I am, indeed, baffled as to why major hotel chains in foreign countries do not telephone their local university to make sure their notices are translated accurately. One laundry list included “stew plouses”, which turned out to be “stewardesses’ blouses”. And although “pants very dirty” might be distressingly accurate, a certain discretion is surely required. Indeed, grace notes are seldom taught so that requests become instructions: “You will not smoke”; “You will leave toilet as found”; “Foreigners will queue” - or definitions: “Men do not spit”. Sometimes, though, there is a deliberate touch of humour. In the Galle Face Hotel in Sri Lanka, the staircase of which is decorated with photographs of the famous who have stayed there (including, as I recall, one or two war criminals), there is a sign which reads: “Do not smoke in bed. The ashes you find in the morning may be yours.”

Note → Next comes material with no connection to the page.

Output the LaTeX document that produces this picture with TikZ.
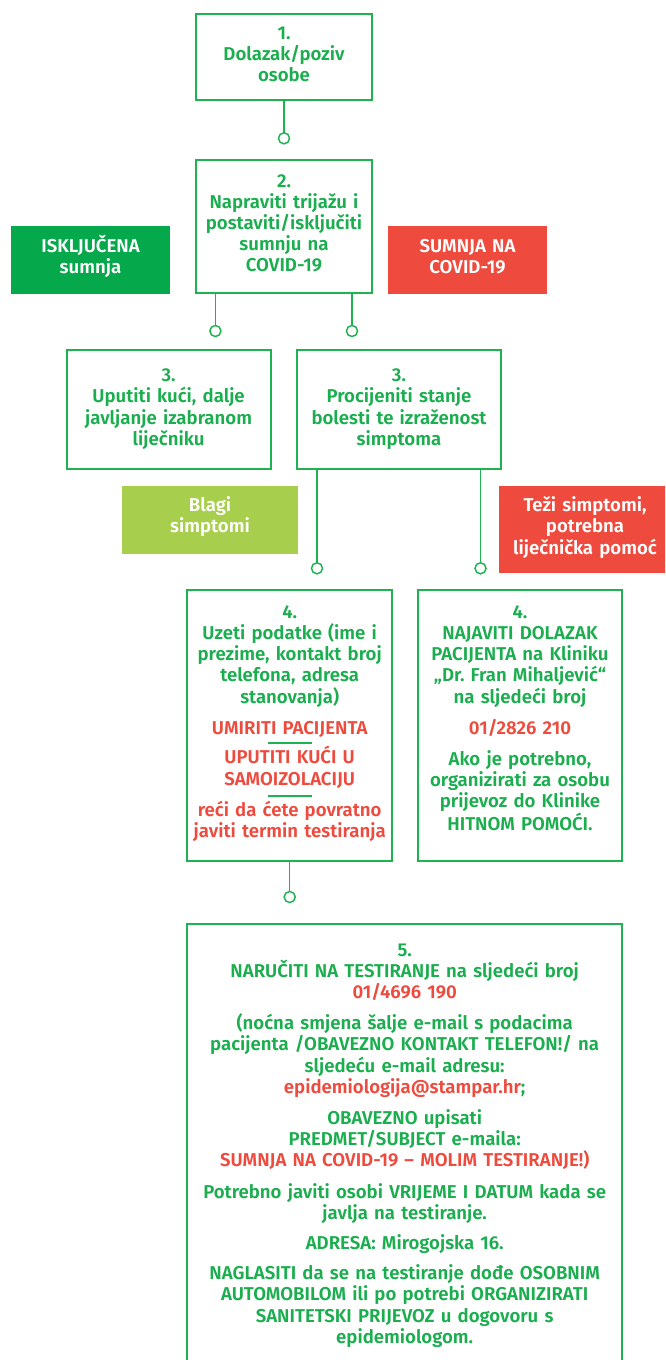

On the other hand, I have had overseas PhD students whose English was better than mine and who were shocked by the fact that grammar obviously did not form part of our national curriculum. You may be aware that the government has belatedly moved to correct this by introducing the subject at GCSE level (although to make way for it, instead of teaching complete Shakespeare plays, teachers are to offer edited highlights). I confess that having left revision rather too late, I myself once passed an exam by reading only the left-hand pages of Northanger Abbey, but I still recoil at the idea of pupils baffled by someone willing to trade his kingdom for a horse for reasons none too clear to anybody. Or perhaps lessons will begin: “Previously in Hamlet...”

We do now train our students in the rudiments of teaching: speak up, be grateful to American students who can be relied upon to have an opinion whether they have read the book or not, never confess to existential despair, believe that even the irredeemable are redeemable. Until recent years lecturers were not so trained. It was somehow assumed they would pick up the necessary skills as parrots become fluent in obscenities. That has changed but, by contrast, there is, I note, no training required to become a government minister, beyond a few years at the coal face of private education and paying several hundred pounds to attend a May Ball that takes place in June.

Since the Second World War, only one of our 22 chancellors of the exchequer has had a degree in economics, though perhaps that is not such a bad thing. The one who did was Norman Lamont, who presided over Black Wednesday and the UK’s withdrawal from the Exchange Rate Mechanism while praising Augusto Pinochet (he was rewarded with a medal from the Pinochet Foundation). Some studied Classics, the Punic Wars doubtless offering a lesson or two; history (in order to study the disastrous decisions of previous chancellors); or law, whose symbol is a blind woman unable to see the scales with which she is supposedly measuring justice. PPE (philosophy, politics and economics, as Classics is Greats for those not fluent in Oxbridge talk) is the preferred raft on which chancellors sail the seas of government, so they are one-third qualified. I think I can claim at least as much and my capacity to cause damage is considerably less.

Not one of the chancellors studied literature. I have a feeling that if they had read even the left-hand pages of Little Dorrit, with its portrait of a predatory banker, or extracts from The Comedy of Errors they might have learned a thing or two.

Meanwhile, I like to think that somewhere in Asia Minor or Maharashtra, a man who perhaps once dreamed of going to the University of Oxford and then moving seamlessly, and untrained, into the British Cabinet, is even now carrying the good news of the Middle English diphthong to those in ignorance of such, even as they are busy scattering definite articles on their own dissertations secure in their gender identities because, after all, they do not spit.